▸ **DATA PROVIDED**:
##########
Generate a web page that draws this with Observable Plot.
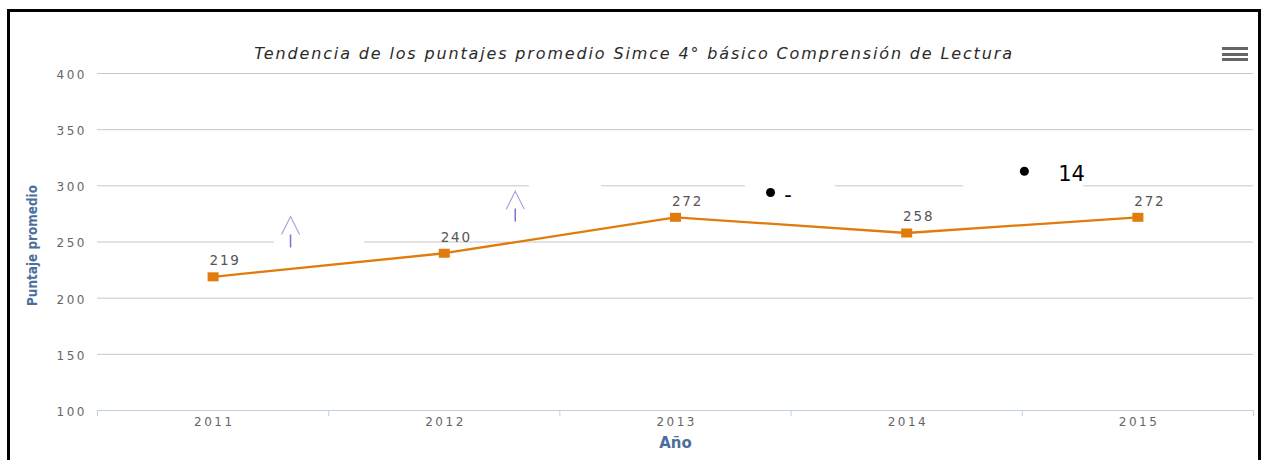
<!DOCTYPE html>
<html><head><meta charset="utf-8">
<script src="https://cdn.jsdelivr.net/npm/d3@7"></script>
<script src="https://cdn.jsdelivr.net/npm/@observablehq/plot@0.6"></script>
<style>
html,body{margin:0;padding:0;background:#fff;overflow:hidden;}
#wrap{position:relative;width:1261px;height:460px;}
#chart{position:absolute;left:0;top:0;}
#frame{position:absolute;left:7px;top:9px;width:1248px;height:470px;border:3px solid #000;pointer-events:none;}
#title{position:absolute;left:0;width:1268px;top:43.5px;line-height:16px;text-align:center;font:italic 16px "DejaVu Sans";letter-spacing:1.85px;color:#2b2b2b;white-space:nowrap;}
#menu{position:absolute;left:1222px;top:47px;width:26px;}
#menu div{height:3px;background:#666;margin-bottom:2.5px;}
#chart g[font-size="12"] text{letter-spacing:2.5px;}
#chart g[font-size="13.5"] text{letter-spacing:1.8px;}
</style></head>
<body>
<div id="wrap">
  <div id="chart"></div>
  <div id="title">Tendencia de los puntajes promedio Simce 4° básico Comprensión de Lectura</div>
  <div id="menu"><div></div><div></div><div></div></div>
  <div id="frame"></div>
</div>
<script>
// ---- data ----
const years = [2011, 2012, 2013, 2014, 2015];
const scores = [219, 240, 272, 258, 272];
const yTicks = [100, 150, 200, 250, 300, 350, 400];
const xBoundaries = [2010.5, 2011.5, 2012.5, 2013.5, 2014.5, 2015.5];
const yTitle = "Puntaje promedio";
const xTitle = "Año";

// ---- annotations (overlay artefacts, in data units) ----
const arrowX = [2011.335, 2012.307];
const arrowTipY = [272.7, 295.2];
const arrowBaseY = [256.7, 279.8];
const arrowTailY = [245.1, 268.2];
const maskX1 = [2011.266, 2012.369, 2013.303, 2014.246];
const maskX2 = [2011.655, 2012.680, 2013.692, 2014.765];
const maskY = [250, 300, 300, 300];
const bulletX = [2013.411, 2014.509];
const bulletY = [294.1, 313.0];
const noteText = ["-", "14"];
const noteX = [2013.487, 2014.713];
const noteY = [291.4, 310.1];

const data = years.map((y, i) => ({year: y, score: scores[i]}));
const arrows = arrowX.map((x, i) => ({x, tip: arrowTipY[i], base: arrowBaseY[i], tail: arrowTailY[i]}));
const masks = maskX1.map((x1, i) => ({x1, x2: maskX2[i], y: maskY[i]}));
const bullets = bulletX.map((x, i) => ({x, y: bulletY[i]}));
const notes = noteText.map((t, i) => ({t, x: noteX[i], y: noteY[i]}));

const orange = "#e07b0c";
const square = {draw(ctx) { ctx.rect(-5.5, -4.5, 11, 9); }};
const vee = {draw(ctx) { ctx.moveTo(-9, 18); ctx.lineTo(0, 0); ctx.lineTo(9, 18); }};
const tickFont = {fontFamily: "DejaVu Sans", fontSize: 12, fill: "#666"};

const chart = Plot.plot({
  width: 1261,
  height: 460,
  marginLeft: 97,
  marginRight: 8,
  marginTop: 73,
  marginBottom: 50,
  style: {background: "transparent", overflow: "visible"},
  x: {type: "linear", domain: [xBoundaries[0], xBoundaries[xBoundaries.length - 1]], axis: null},
  y: {domain: [yTicks[0], yTicks[yTicks.length - 1]], axis: null},
  marks: [
    Plot.ruleY(yTicks.slice(1), {stroke: "#c8c8c8", strokeWidth: 1}),
    Plot.rect(masks, {x1: "x1", x2: "x2", y1: d => d.y - 3, y2: d => d.y + 3, fill: "#fff"}),
    Plot.ruleY([yTicks[0]], {stroke: "#c0d0e0", strokeWidth: 1}),
    Plot.ruleX(xBoundaries, {x: d => d, insetTop: 337, insetBottom: -6, stroke: "#c0d0e0", strokeWidth: 1}),
    Plot.text(yTicks, {frameAnchor: "left", y: d => d, text: d => String(d), textAnchor: "end", lineAnchor: "middle", dx: -10.5, dy: 1.5, ...tickFont}),
    Plot.text(years, {x: d => d, frameAnchor: "bottom", text: d => String(d), textAnchor: "middle", lineAnchor: "middle", dy: 11.5, dx: 1.2, ...tickFont}),
    Plot.text([yTitle], {frameAnchor: "left", textAnchor: "middle", lineAnchor: "middle", dx: -64.5, dy: 3.5, rotate: -90, fontFamily: "'Liberation Sans Narrow', 'DejaVu Sans Condensed', 'DejaVu Sans'", fontStretch: "condensed", fontWeight: "bold", fontSize: 13.4, fill: "#4b6f9c"}),
    Plot.text([xTitle], {frameAnchor: "bottom", textAnchor: "middle", lineAnchor: "middle", dy: 33, fontFamily: "DejaVu Sans", fontWeight: "bold", fontSize: 15, fill: "#4b6f9c"}),
    Plot.line(data, {x: "year", y: "score", stroke: orange, strokeWidth: 2.3}),
    Plot.dot(data, {x: "year", y: "score", symbol: square, fill: orange, stroke: "none"}),
    Plot.text(data, {x: "year", y: "score", text: d => String(d.score), dx: 12, dy: -16, fontFamily: "DejaVu Sans", fontSize: 13.5, fill: "#555"}),
    Plot.link(arrows, {x1: "x", x2: "x", y1: "tail", y2: "base", stroke: "#8a6ccc", strokeWidth: 1.5}),
    Plot.dot(arrows, {x: "x", y: "tip", symbol: vee, fill: "none", stroke: "#a99be0", strokeWidth: 1.1}),
    Plot.dot(bullets, {x: "x", y: "y", r: 4.5, fill: "#000", stroke: "none"}),
    Plot.text(notes, {x: "x", y: "y", text: "t", fontFamily: "DejaVu Sans", fontSize: 21, fill: "#000"})
  ]
});
document.getElementById("chart").appendChild(chart);
</script>
</body></html>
##########
▸ **PROBLEM TO SOLVE**:
Omit the pictures and reproduce the listing exactly.

▸ **CORRECT OUTPUT**:
Generate a web page that draws this with Observable Plot.
<!DOCTYPE html>
<html><head><meta charset="utf-8">
<script src="https://cdn.jsdelivr.net/npm/d3@7"></script>
<script src="https://cdn.jsdelivr.net/npm/@observablehq/plot@0.6"></script>
<style>
html,body{margin:0;padding:0;background:#fff;overflow:hidden;}
#wrap{position:relative;width:1261px;height:460px;}
#chart{position:absolute;left:0;top:0;}
#frame{position:absolute;left:7px;top:9px;width:1248px;height:470px;border:3px solid #000;pointer-events:none;}
#title{position:absolute;left:0;width:1268px;top:43.5px;line-height:16px;text-align:center;font:italic 16px "DejaVu Sans";letter-spacing:1.85px;color:#2b2b2b;white-space:nowrap;}
#menu{position:absolute;left:1222px;top:47px;width:26px;}
#menu div{height:3px;background:#666;margin-bottom:2.5px;}
#chart g[font-size="12"] text{letter-spacing:2.5px;}
#chart g[font-size="13.5"] text{letter-spacing:1.8px;}
</style></head>
<body>
<div id="wrap">
  <div id="chart"></div>
  <div id="title">Tendencia de los puntajes promedio Simce 4° básico Comprensión de Lectura</div>
  <div id="menu"><div></div><div></div><div></div></div>
  <div id="frame"></div>
</div>
<script>
// ---- data ----
const years = [2011, 2012, 2013, 2014, 2015];
const scores = [219, 240, 272, 258, 272];
const yTicks = [100, 150, 200, 250, 300, 350, 400];
const xBoundaries = [2010.5, 2011.5, 2012.5, 2013.5, 2014.5, 2015.5];
const yTitle = "Puntaje promedio";
const xTitle = "Año";

// ---- annotations (overlay artefacts, in data units) ----
const arrowX = [2011.335, 2012.307];
const arrowTipY = [272.7, 295.2];
const arrowBaseY = [256.7, 279.8];
const arrowTailY = [245.1, 268.2];
const maskX1 = [2011.266, 2012.369, 2013.303, 2014.246];
const maskX2 = [2011.655, 2012.680, 2013.692, 2014.765];
const maskY = [250, 300, 300, 300];
const bulletX = [2013.411, 2014.509];
const bulletY = [294.1, 313.0];
const noteText = ["-", "14"];
const noteX = [2013.487, 2014.713];
const noteY = [291.4, 310.1];

const data = years.map((y, i) => ({year: y, score: scores[i]}));
const arrows = arrowX.map((x, i) => ({x, tip: arrowTipY[i], base: arrowBaseY[i], tail: arrowTailY[i]}));
const masks = maskX1.map((x1, i) => ({x1, x2: maskX2[i], y: maskY[i]}));
const bullets = bulletX.map((x, i) => ({x, y: bulletY[i]}));
const notes = noteText.map((t, i) => ({t, x: noteX[i], y: noteY[i]}));

const orange = "#e07b0c";
const square = {draw(ctx) { ctx.rect(-5.5, -4.5, 11, 9); }};
const vee = {draw(ctx) { ctx.moveTo(-9, 18); ctx.lineTo(0, 0); ctx.lineTo(9, 18); }};
const tickFont = {fontFamily: "DejaVu Sans", fontSize: 12, fill: "#666"};

const chart = Plot.plot({
  width: 1261,
  height: 460,
  marginLeft: 97,
  marginRight: 8,
  marginTop: 73,
  marginBottom: 50,
  style: {background: "transparent", overflow: "visible"},
  x: {type: "linear", domain: [xBoundaries[0], xBoundaries[xBoundaries.length - 1]], axis: null},
  y: {domain: [yTicks[0], yTicks[yTicks.length - 1]], axis: null},
  marks: [
    Plot.ruleY(yTicks.slice(1), {stroke: "#c8c8c8", strokeWidth: 1}),
    Plot.rect(masks, {x1: "x1", x2: "x2", y1: d => d.y - 3, y2: d => d.y + 3, fill: "#fff"}),
    Plot.ruleY([yTicks[0]], {stroke: "#c0d0e0", strokeWidth: 1}),
    Plot.ruleX(xBoundaries, {x: d => d, insetTop: 337, insetBottom: -6, stroke: "#c0d0e0", strokeWidth: 1}),
    Plot.text(yTicks, {frameAnchor: "left", y: d => d, text: d => String(d), textAnchor: "end", lineAnchor: "middle", dx: -10.5, dy: 1.5, ...tickFont}),
    Plot.text(years, {x: d => d, frameAnchor: "bottom", text: d => String(d), textAnchor: "middle", lineAnchor: "middle", dy: 11.5, dx: 1.2, ...tickFont}),
    Plot.text([yTitle], {frameAnchor: "left", textAnchor: "middle", lineAnchor: "middle", dx: -64.5, dy: 3.5, rotate: -90, fontFamily: "'Liberation Sans Narrow', 'DejaVu Sans Condensed', 'DejaVu Sans'", fontStretch: "condensed", fontWeight: "bold", fontSize: 13.4, fill: "#4b6f9c"}),
    Plot.text([xTitle], {frameAnchor: "bottom", textAnchor: "middle", lineAnchor: "middle", dy: 33, fontFamily: "DejaVu Sans", fontWeight: "bold", fontSize: 15, fill: "#4b6f9c"}),
    Plot.line(data, {x: "year", y: "score", stroke: orange, strokeWidth: 2.3}),
    Plot.dot(data, {x: "year", y: "score", symbol: square, fill: orange, stroke: "none"}),
    Plot.text(data, {x: "year", y: "score", text: d => String(d.score), dx: 12, dy: -16, fontFamily: "DejaVu Sans", fontSize: 13.5, fill: "#555"}),
    Plot.link(arrows, {x1: "x", x2: "x", y1: "tail", y2: "base", stroke: "#8a6ccc", strokeWidth: 1.5}),
    Plot.dot(arrows, {x: "x", y: "tip", symbol: vee, fill: "none", stroke: "#a99be0", strokeWidth: 1.1}),
    Plot.dot(bullets, {x: "x", y: "y", r: 4.5, fill: "#000", stroke: "none"}),
    Plot.text(notes, {x: "x", y: "y", text: "t", fontFamily: "DejaVu Sans", fontSize: 21, fill: "#000"})
  ]
});
document.getElementById("chart").appendChild(chart);
</script>
</body></html>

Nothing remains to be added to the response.